■ TASK PROMPT:
Gather from the material every line that contains the string "matplotlib".

==== DATA BLOCK

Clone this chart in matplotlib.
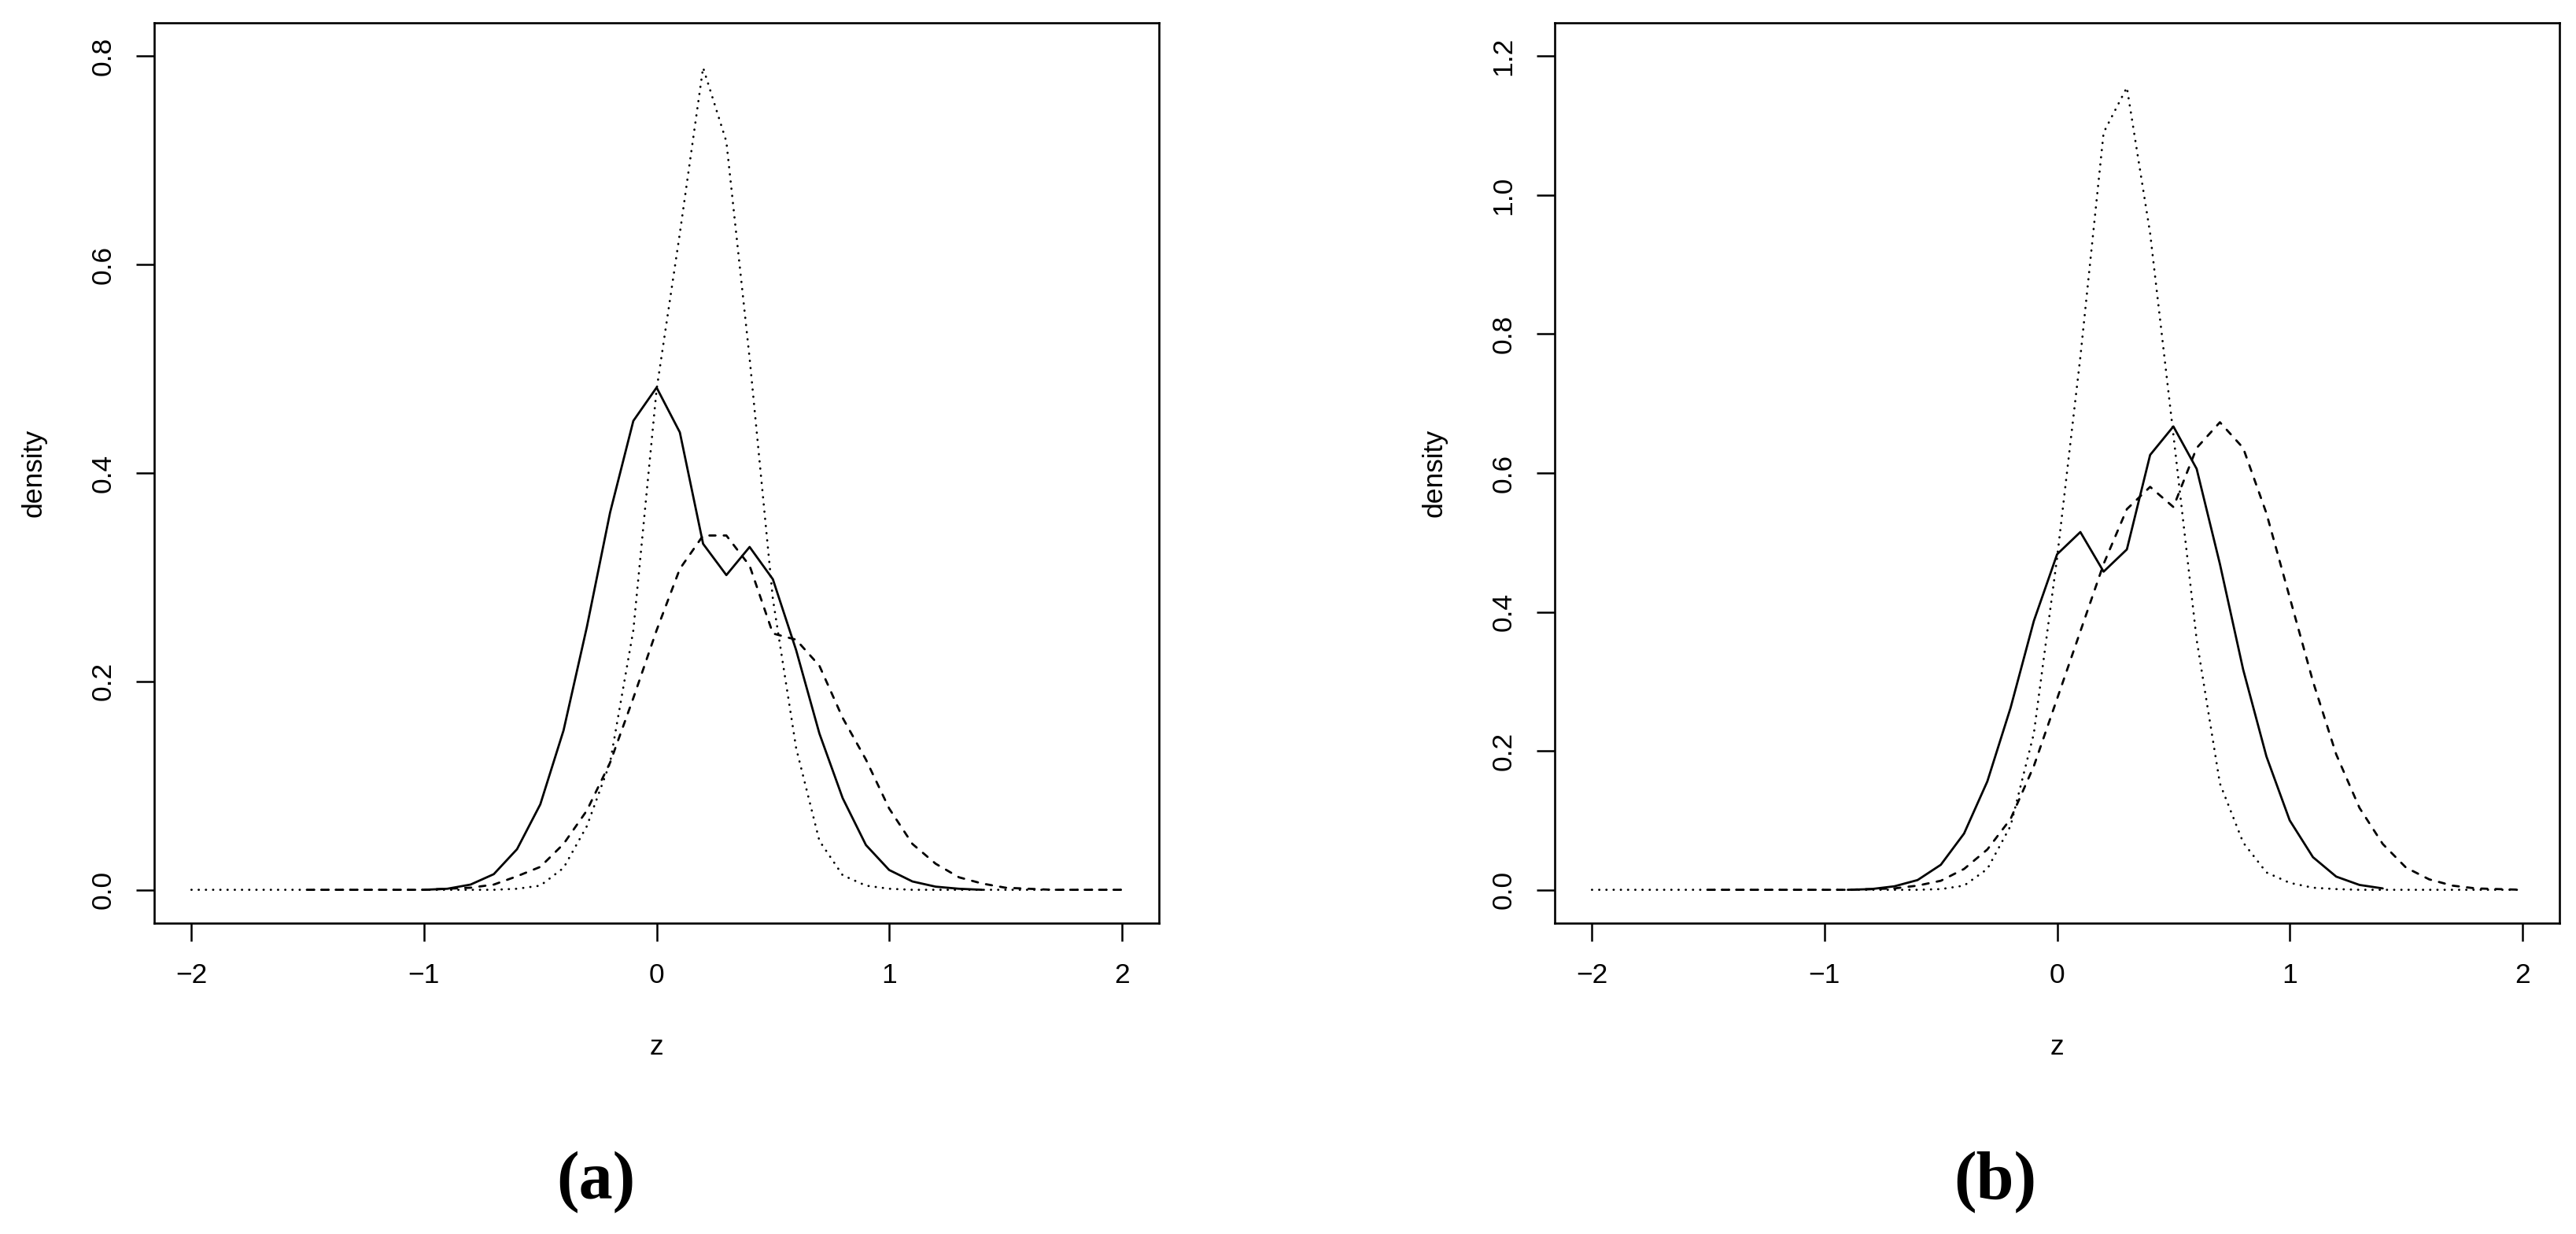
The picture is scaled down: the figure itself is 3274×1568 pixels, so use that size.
import numpy as np
import matplotlib
matplotlib.use("Agg")
import matplotlib.pyplot as plt

# ---------------- data ----------------
# panel (a)
za_dot = np.round(np.linspace(-2.0, 2.0, 41), 1)
a_dot = [0, 0, 0, 0, 0, 0, 0, 0, 0, 0, 0, 0, 0, 0,
         0.001, 0.004, 0.021, 0.061, 0.122, 0.249, 0.48, 0.63, 0.789, 0.718,
         0.51, 0.279, 0.136, 0.047, 0.014, 0.004, 0.001,
         0, 0, 0, 0, 0, 0, 0, 0, 0, 0]
za_dash = np.round(np.linspace(-1.5, 2.0, 36), 1)
a_dash = [0, 0, 0, 0, 0, 0,
          0.001, 0.002, 0.005, 0.013, 0.022, 0.044, 0.076, 0.122, 0.184, 0.249,
          0.308, 0.340, 0.340, 0.311, 0.246, 0.240, 0.215, 0.165, 0.125, 0.078,
          0.044, 0.025, 0.012, 0.006, 0.002, 0.001,
          0, 0, 0, 0]
za_sol = np.round(np.linspace(-1.0, 1.4, 25), 1)
a_sol = [0, 0.001, 0.005, 0.015, 0.039, 0.082, 0.153, 0.252, 0.362, 0.450,
         0.482, 0.439, 0.332, 0.302, 0.329, 0.298, 0.230, 0.150, 0.088, 0.043,
         0.019, 0.008, 0.003, 0.001, 0]

# panel (b)
zb_dot = np.round(np.linspace(-2.0, 2.0, 41), 1)
b_dot = [0, 0, 0, 0, 0, 0, 0, 0, 0, 0, 0, 0, 0, 0, 0,
         0.001, 0.006, 0.030, 0.092, 0.225, 0.478, 0.767, 1.09, 1.155, 0.945,
         0.655, 0.36, 0.153, 0.068, 0.025, 0.010, 0.003, 0.001,
         0, 0, 0, 0, 0, 0, 0, 0]
zb_dash = np.round(np.linspace(-1.5, 2.0, 36), 1)
b_dash = [0, 0, 0, 0, 0, 0, 0,
          0.001, 0.002, 0.006, 0.013, 0.030, 0.058, 0.102, 0.178, 0.275, 0.372,
          0.469, 0.548, 0.580, 0.551, 0.636, 0.673, 0.636, 0.542, 0.421, 0.300,
          0.195, 0.118, 0.066, 0.032, 0.015, 0.006, 0.002, 0.001, 0]
zb_sol = np.round(np.linspace(-0.9, 1.4, 24), 1)
b_sol = [0, 0.001, 0.005, 0.014, 0.036, 0.081, 0.156, 0.262, 0.387, 0.483,
         0.515, 0.458, 0.490, 0.626, 0.667, 0.606, 0.469, 0.317, 0.192, 0.100,
         0.047, 0.019, 0.007, 0.002]

x_ticks = [-2, -1, 0, 1, 2]
x_ticklabels = ["\u22122", "\u22121", "0", "1", "2"]
a_yticks = [0.0, 0.2, 0.4, 0.6, 0.8]
b_yticks = [0.0, 0.2, 0.4, 0.6, 0.8, 1.0, 1.2]
panel_labels = ["(a)", "(b)"]
x_label = "z"
y_label = "density"

# ---------------- figure ----------------
plt.rcParams["font.family"] = ["Liberation Sans", "DejaVu Sans"]
W, H = 3274, 1568
fig = plt.figure(figsize=(W / 100, H / 100), dpi=100)

ax_w = 1277 / W
ax_h = 1144 / H
ax_b = 1 - 1173 / H
lefts = [196 / W, 1976 / W]
label_x = [757 / W, 2536 / W]

FS = 25.5
LW = 2.0

panels = [
    (za_sol, a_sol, za_dash, a_dash, za_dot, a_dot, a_yticks, 0.8),
    (zb_sol, b_sol, zb_dash, b_dash, zb_dot, b_dot, b_yticks, 1.2),
]

for i, (zs, ys, zd, yd, zo, yo, yt, ymax) in enumerate(panels):
    ax = fig.add_axes([lefts[i], ax_b, ax_w, ax_h])
    ax.plot(zs, ys, color="black", lw=LW, solid_joinstyle="round",
            solid_capstyle="round")
    ax.plot(zd, yd, color="black", lw=LW, linestyle=(0, (2.8, 3.75)),
            dash_capstyle="round", dash_joinstyle="round")
    ax.plot(zo, yo, color="black", lw=LW, linestyle=(0, (0.1, 3.2)),
            dash_capstyle="round", dash_joinstyle="round")

    ax.set_xlim(-2.16, 2.16)
    ax.set_ylim(-0.04 * ymax, 1.04 * ymax)
    ax.set_xticks(x_ticks)
    ax.set_xticklabels(x_ticklabels)
    ax.set_yticks(yt)
    ax.set_yticklabels([f"{v:.1f}" for v in yt])

    for s in ax.spines.values():
        s.set_linewidth(1.9)
        s.set_color("black")
    ax.tick_params(axis="both", direction="out", length=16.6, width=1.8,
                   labelsize=FS, colors="black")
    ax.tick_params(axis="x", pad=31.5)
    ax.tick_params(axis="y", pad=30.2)
    for lab in ax.get_xticklabels():
        lab.set_va("center")
    for lab in ax.get_yticklabels():
        lab.set_rotation(90)
        lab.set_ha("center")
        lab.set_va("center")

    ax.set_xlabel(x_label, fontsize=FS)
    ax.xaxis.set_label_coords(0.5, (1173 - 1330) / 1144)
    ax.xaxis.label.set_va("center")
    ax.set_ylabel(y_label, fontsize=FS)
    ax.yaxis.set_label_coords(-0.12, 0.5)
    ax.yaxis.label.set_va("center")

    fig.text(label_x[i], 1 - 1502 / H, panel_labels[i], ha="center", va="center",
             fontsize=62, fontweight="bold",
             family=["Liberation Serif", "DejaVu Serif"])

fig.savefig("out.png", dpi=100, facecolor="white")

========

■ CORRECT RESULT:
Clone this chart in matplotlib.
import matplotlib
matplotlib.use("Agg")
import matplotlib.pyplot as plt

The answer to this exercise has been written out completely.